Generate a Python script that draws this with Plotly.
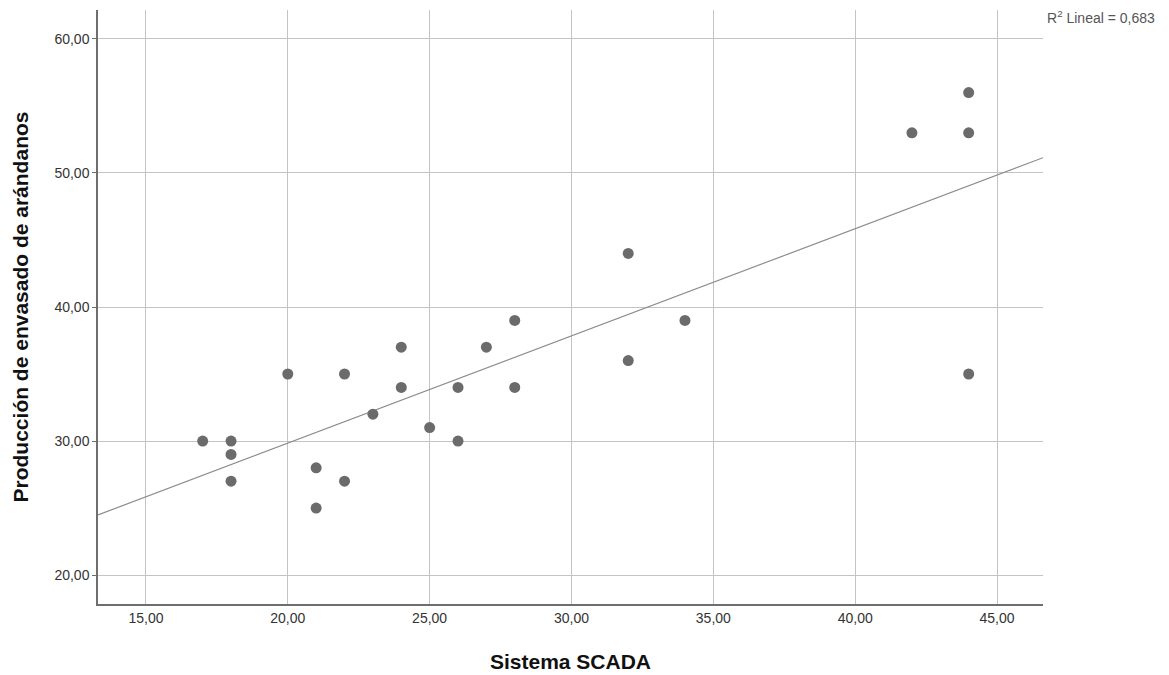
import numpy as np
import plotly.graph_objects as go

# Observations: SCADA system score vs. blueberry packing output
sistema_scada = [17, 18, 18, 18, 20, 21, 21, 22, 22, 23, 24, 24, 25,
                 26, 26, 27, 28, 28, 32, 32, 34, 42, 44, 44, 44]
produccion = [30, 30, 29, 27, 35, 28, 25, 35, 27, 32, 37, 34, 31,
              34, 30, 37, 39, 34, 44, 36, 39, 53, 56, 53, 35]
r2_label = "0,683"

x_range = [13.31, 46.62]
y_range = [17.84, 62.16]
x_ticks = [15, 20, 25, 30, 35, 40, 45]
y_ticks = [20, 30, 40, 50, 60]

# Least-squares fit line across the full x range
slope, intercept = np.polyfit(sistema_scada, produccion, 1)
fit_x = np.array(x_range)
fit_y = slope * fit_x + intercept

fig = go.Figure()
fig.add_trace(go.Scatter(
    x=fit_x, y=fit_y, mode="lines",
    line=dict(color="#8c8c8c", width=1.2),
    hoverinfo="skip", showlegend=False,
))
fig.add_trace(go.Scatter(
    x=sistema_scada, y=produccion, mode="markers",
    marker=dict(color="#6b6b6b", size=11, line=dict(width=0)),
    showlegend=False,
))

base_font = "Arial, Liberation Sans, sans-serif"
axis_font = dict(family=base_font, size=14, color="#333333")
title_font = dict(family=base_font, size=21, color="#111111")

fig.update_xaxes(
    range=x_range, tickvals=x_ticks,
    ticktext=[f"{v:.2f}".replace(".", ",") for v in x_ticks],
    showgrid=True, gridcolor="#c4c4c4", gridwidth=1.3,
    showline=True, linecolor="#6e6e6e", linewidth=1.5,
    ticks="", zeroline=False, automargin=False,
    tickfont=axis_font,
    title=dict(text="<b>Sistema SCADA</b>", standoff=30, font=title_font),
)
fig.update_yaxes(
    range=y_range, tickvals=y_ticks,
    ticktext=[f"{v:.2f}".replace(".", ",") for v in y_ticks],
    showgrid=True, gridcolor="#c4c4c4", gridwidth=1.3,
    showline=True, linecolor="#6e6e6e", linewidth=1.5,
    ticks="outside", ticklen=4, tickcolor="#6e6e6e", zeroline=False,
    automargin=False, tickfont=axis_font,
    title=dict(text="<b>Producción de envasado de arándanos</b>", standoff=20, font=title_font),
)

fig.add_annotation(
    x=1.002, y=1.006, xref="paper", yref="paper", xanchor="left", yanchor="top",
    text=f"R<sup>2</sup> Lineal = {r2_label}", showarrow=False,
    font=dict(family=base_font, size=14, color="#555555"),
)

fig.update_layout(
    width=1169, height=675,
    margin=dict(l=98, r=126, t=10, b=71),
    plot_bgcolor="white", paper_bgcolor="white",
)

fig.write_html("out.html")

───

→ **Aim**
Leave out the pictures and restate everything else word for word.

→ **The completed task**
Generate a Python script that draws this with Plotly.
import numpy as np
import plotly.graph_objects as go

# Observations: SCADA system score vs. blueberry packing output
sistema_scada = [17, 18, 18, 18, 20, 21, 21, 22, 22, 23, 24, 24, 25,
                 26, 26, 27, 28, 28, 32, 32, 34, 42, 44, 44, 44]
produccion = [30, 30, 29, 27, 35, 28, 25, 35, 27, 32, 37, 34, 31,
              34, 30, 37, 39, 34, 44, 36, 39, 53, 56, 53, 35]
r2_label = "0,683"

x_range = [13.31, 46.62]
y_range = [17.84, 62.16]
x_ticks = [15, 20, 25, 30, 35, 40, 45]
y_ticks = [20, 30, 40, 50, 60]

# Least-squares fit line across the full x range
slope, intercept = np.polyfit(sistema_scada, produccion, 1)
fit_x = np.array(x_range)
fit_y = slope * fit_x + intercept

fig = go.Figure()
fig.add_trace(go.Scatter(
    x=fit_x, y=fit_y, mode="lines",
    line=dict(color="#8c8c8c", width=1.2),
    hoverinfo="skip", showlegend=False,
))
fig.add_trace(go.Scatter(
    x=sistema_scada, y=produccion, mode="markers",
    marker=dict(color="#6b6b6b", size=11, line=dict(width=0)),
    showlegend=False,
))

base_font = "Arial, Liberation Sans, sans-serif"
axis_font = dict(family=base_font, size=14, color="#333333")
title_font = dict(family=base_font, size=21, color="#111111")

fig.update_xaxes(
    range=x_range, tickvals=x_ticks,
    ticktext=[f"{v:.2f}".replace(".", ",") for v in x_ticks],
    showgrid=True, gridcolor="#c4c4c4", gridwidth=1.3,
    showline=True, linecolor="#6e6e6e", linewidth=1.5,
    ticks="", zeroline=False, automargin=False,
    tickfont=axis_font,
    title=dict(text="<b>Sistema SCADA</b>", standoff=30, font=title_font),
)
fig.update_yaxes(
    range=y_range, tickvals=y_ticks,
    ticktext=[f"{v:.2f}".replace(".", ",") for v in y_ticks],
    showgrid=True, gridcolor="#c4c4c4", gridwidth=1.3,
    showline=True, linecolor="#6e6e6e", linewidth=1.5,
    ticks="outside", ticklen=4, tickcolor="#6e6e6e", zeroline=False,
    automargin=False, tickfont=axis_font,
    title=dict(text="<b>Producción de envasado de arándanos</b>", standoff=20, font=title_font),
)

fig.add_annotation(
    x=1.002, y=1.006, xref="paper", yref="paper", xanchor="left", yanchor="top",
    text=f"R<sup>2</sup> Lineal = {r2_label}", showarrow=False,
    font=dict(family=base_font, size=14, color="#555555"),
)

fig.update_layout(
    width=1169, height=675,
    margin=dict(l=98, r=126, t=10, b=71),
    plot_bgcolor="white", paper_bgcolor="white",
)

fig.write_html("out.html")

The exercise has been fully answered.